# TASK REQUIREMENTS
Each line from the line with "Give me the Plotly source for this chart." to the line with "import plotly.graph_objects as go", inclusive, is to be repeated exactly; no other line and no picture belongs in the copy.

(Records from a data collection)

## begin

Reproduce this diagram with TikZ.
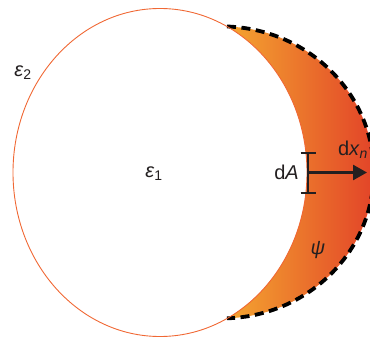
\documentclass[tikz,border=0pt]{standalone}
\usepackage{fontspec}
\setmainfont{Liberation Sans}
\usetikzlibrary{arrows.meta}
\definecolor{rimc}{RGB}{240,104,52}
\definecolor{gleft}{RGB}{244,166,48}
\definecolor{gmid}{RGB}{236,118,46}
\definecolor{gright}{RGB}{226,66,40}
\definecolor{inkc}{RGB}{35,31,32}
\tikzset{
  lbl/.style={font=\fontsize{20}{23}\selectfont, text=inkc, inner sep=0pt},
  rim/.style={draw=rimc, line width=0.9pt},
  front/.style={draw=black, line width=3.8pt, dash pattern=on 9pt off 5.5pt},
  barline/.style={draw=inkc, line width=2.5pt},
}
\begin{document}
\begin{tikzpicture}[x=1pt,y=1pt]
\useasboundingbox (0,0) rectangle (370,338);
% crescent
\shade[left color=gleft, middle color=gmid, right color=gright]
  (227,311.5) arc[start angle=88, end angle=-88, x radius=152pt, y radius=146pt]
  arc[start angle=-62.9, end angle=62.9, x radius=147pt, y radius=164pt] -- cycle;
% outer dashed front
\draw[front] (227,311.5) arc[start angle=88, end angle=-88, x radius=152pt, y radius=146pt];
% particle boundary
\draw[rim] (160,165.5) ellipse[x radius=147pt, y radius=164pt];
% labels
\node[lbl] (e2) at (23,265) {\itshape ε\upshape\textsubscript{2}};
\node[lbl] (e1) at (154,164) {\itshape ε\upshape\textsubscript{1}};
\node[lbl, anchor=east] (dA) at (299,166) {d\textit{A}};
\node[lbl] (dx) at (353,188) {d\textit{x}\textsubscript{\textit{n}}};
\node[lbl] (psi) at (318,88) {\textit{ψ}};
% dA element and normal arrow
\coordinate (bt) at (308,185);
\coordinate (bb) at (308,145);
\coordinate (bc) at (308,165.5);
\coordinate (tip) at (367,165.5);
\draw[barline] (bt) -- (bb);
\draw[barline] ([xshift=-7.5pt]bt) -- ([xshift=7.5pt]bt);
\draw[barline] ([xshift=-7.5pt]bb) -- ([xshift=7.5pt]bb);
\draw[barline, -{Triangle[length=14pt,width=15pt]}] (bc) -- (tip);
\end{tikzpicture}
\end{document}
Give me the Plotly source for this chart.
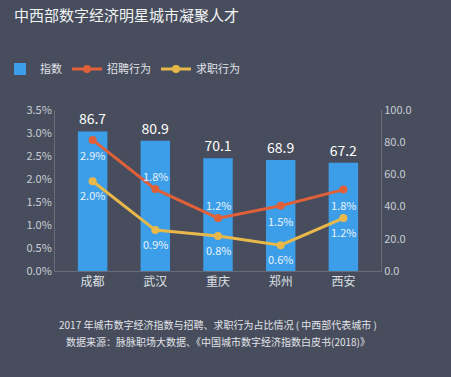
import plotly.graph_objects as go

cities = ["成都", "武汉", "重庆", "郑州", "西安"]
index_values = [86.7, 80.9, 70.1, 68.9, 67.2]
recruit_values = [2.85, 1.78, 1.15, 1.42, 1.77]
recruit_labels = ["2.9%", "1.8%", "1.2%", "1.5%", "1.8%"]
recruit_label_above = [False, True, True, False, False]
seek_values = [1.95, 0.89, 0.76, 0.56, 1.15]
seek_labels = ["2.0%", "0.9%", "0.8%", "0.6%", "1.2%"]
left_ticks = [0, 0.5, 1.0, 1.5, 2.0, 2.5, 3.0, 3.5]
right_ticks = [0, 20, 40, 60, 80, 100]

FONT = "Noto Sans CJK SC, Noto Sans, sans-serif"
BG = "#474d5c"
BLUE = "#3c9ee8"
ORANGE = "#e0603a"
YELLOW = "#e8b84a"
TICK = "#c9cdd6"
AXIS = "#666c7a"
LABEL = "#e8f2ff"

fig = go.Figure()
fig.add_trace(go.Bar(
    x=cities, y=index_values, name="指数", yaxis="y",
    marker=dict(color=BLUE, line=dict(width=0)), width=0.47,
    text=[f"{v:.1f}" for v in index_values], textposition="outside",
    textfont=dict(color="#ffffff", size=14, family=FONT), cliponaxis=False,
))
fig.add_trace(go.Scatter(
    x=cities, y=recruit_values, name="招聘行为", mode="lines+markers", yaxis="y2",
    line=dict(color=ORANGE, width=3), marker=dict(color=ORANGE, size=8), cliponaxis=False,
))
fig.add_trace(go.Scatter(
    x=cities, y=seek_values, name="求职行为", mode="lines+markers", yaxis="y2",
    line=dict(color=YELLOW, width=3), marker=dict(color=YELLOW, size=8), cliponaxis=False,
))

for c, v, t, above in zip(cities, recruit_values, recruit_labels, recruit_label_above):
    fig.add_annotation(x=c, y=v, xref="x", yref="y2", text=t, showarrow=False,
                       yshift=13 if above else -15,
                       font=dict(color=LABEL, size=11, family=FONT))
for c, v, t in zip(cities, seek_values, seek_labels):
    fig.add_annotation(x=c, y=v, xref="x", yref="y2", text=t, showarrow=False, yshift=-14,
                       font=dict(color=LABEL, size=11, family=FONT))

fig.update_layout(
    width=451, height=377,
    paper_bgcolor=BG, plot_bgcolor=BG,
    margin=dict(l=55, r=70, t=110, b=106, autoexpand=False),
    font=dict(family=FONT, color=TICK, size=11),
    showlegend=True,
    legend=dict(orientation="h", x=0.0, xref="container", y=0.817, yref="container",
                yanchor="middle", xanchor="left", font=dict(size=11, color="#e0e3ea"),
                bgcolor="rgba(0,0,0,0)", traceorder="normal"),
    title=dict(text="中西部数字经济明星城市凝聚人才", x=0.031, xanchor="left", y=0.957,
               yanchor="middle", font=dict(size=15, color="#f2f3f5", family=FONT)),
    xaxis=dict(range=[-0.6, 4.6], showgrid=False, showline=True, linecolor=AXIS, linewidth=1,
               ticks="", tickfont=dict(size=12, color="#dde0e6"), zeroline=False,
               automargin=False),
    yaxis=dict(range=[0, 100], tickvals=right_ticks, ticktext=[f"{v:.1f}" for v in right_ticks],
               side="right", showgrid=False, showline=True, linecolor=AXIS,
               zeroline=False, ticks="", tickfont=dict(size=11, color=TICK), automargin=False),
    yaxis2=dict(range=[0, 3.5], tickvals=left_ticks, ticktext=[f"{v:.1f}%" for v in left_ticks],
                overlaying="y", side="left", showgrid=False, showline=True, linecolor=AXIS,
                zeroline=False, ticks="", tickfont=dict(size=11, color=TICK), automargin=False),
)
fig.add_annotation(text="2017 年城市数字经济指数与招聘、求职行为占比情况 ( 中西部代表城市 )",
                   xref="paper", yref="paper", x=0.5, y=-0.335, xanchor="center", yanchor="middle",
                   showarrow=False, font=dict(size=10, color="#e2e4ea", family=FONT))
fig.add_annotation(text="数据来源：脉脉职场大数据、《中国城市数字经济指数白皮书(2018)》",
                   xref="paper", yref="paper", x=0.5, y=-0.44, xanchor="center", yanchor="middle",
                   showarrow=False, font=dict(size=10, color="#e2e4ea", family=FONT))

fig.write_html("out.html", config={"displayModeBar": False},
               post_script="document.body.style.margin='0px';")
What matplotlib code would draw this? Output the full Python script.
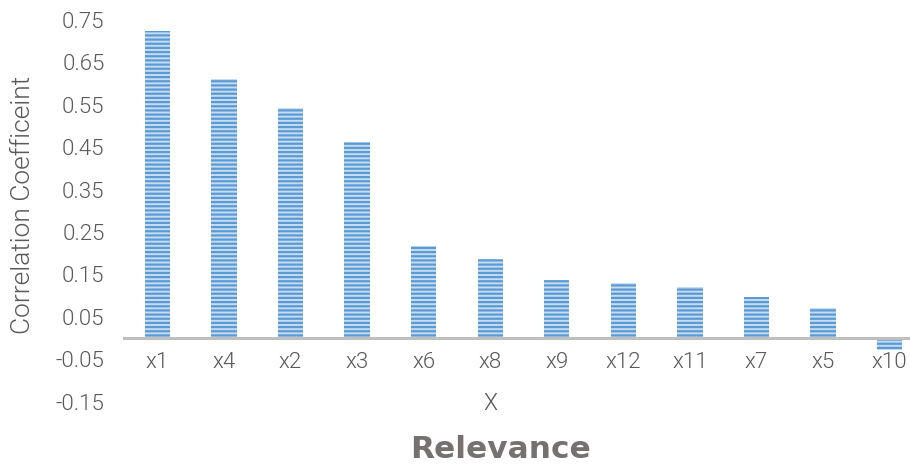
import matplotlib
matplotlib.use("Agg")
import matplotlib.pyplot as plt

categories = ["x1", "x4", "x2", "x3", "x6", "x8", "x9", "x12", "x11", "x7", "x5", "x10"]
values = [0.724, 0.611, 0.542, 0.462, 0.217, 0.186, 0.137, 0.130, 0.120, 0.097, 0.071, -0.028]
yticks = [-0.15, -0.05, 0.05, 0.15, 0.25, 0.35, 0.45, 0.55, 0.65, 0.75]

plt.rcParams['font.family'] = ['Roboto', 'DejaVu Sans']
plt.rcParams['font.weight'] = 300
plt.rcParams['axes.labelweight'] = 300
plt.rcParams['hatch.linewidth'] = 1.6
text_color = '#595959'

fig = plt.figure(figsize=(9.10, 4.66), dpi=100)
ax = fig.add_axes([124/910, 64.4/466, 799/910, 394.3/466])

x = list(range(len(categories)))
ax.bar(x, values, width=0.38, color='#c6dcf1', edgecolor='#5b9bd5',
       linewidth=0, hatch='----', zorder=2)

ax.set_xlim(-0.5, len(categories) - 0.5)
ax.set_ylim(-0.15, 0.78)
ax.set_yticks(yticks)
ax.set_yticklabels([f"{v:.2f}" for v in yticks])
ax.set_xticks(x)
ax.set_xticklabels(categories)

for s in ['top', 'right', 'left']:
    ax.spines[s].set_visible(False)
ax.spines['bottom'].set_position(('data', 0))
ax.spines['bottom'].set_color('#bfbfbf')
ax.spines['bottom'].set_linewidth(2.2)
ax.spines['bottom'].set_zorder(3)

ax.tick_params(axis='both', length=0, labelsize=16, colors=text_color)
ax.tick_params(axis='x', pad=10)
ax.tick_params(axis='y', pad=14)

ax.set_ylabel("Correlation Coefficeint", fontsize=19, color=text_color, fontweight=300)
ax.yaxis.label.set_va('center')
ax.yaxis.set_label_coords((23 - 124) / 799, 0.5)

fig.text(490/910, 1 - 404/466, "X", fontsize=16.5, fontweight=300, color=text_color,
         ha='center', va='center')
fig.text(500/910, 1 - 449/466, "Relevance", fontsize=22.5, fontweight='bold',
         family='DejaVu Sans', color='#767171', ha='center', va='center')

fig.savefig("out.png", dpi=100)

## end

# SOLUTION TO THE PROBLEM
Give me the Plotly source for this chart.
import plotly.graph_objects as go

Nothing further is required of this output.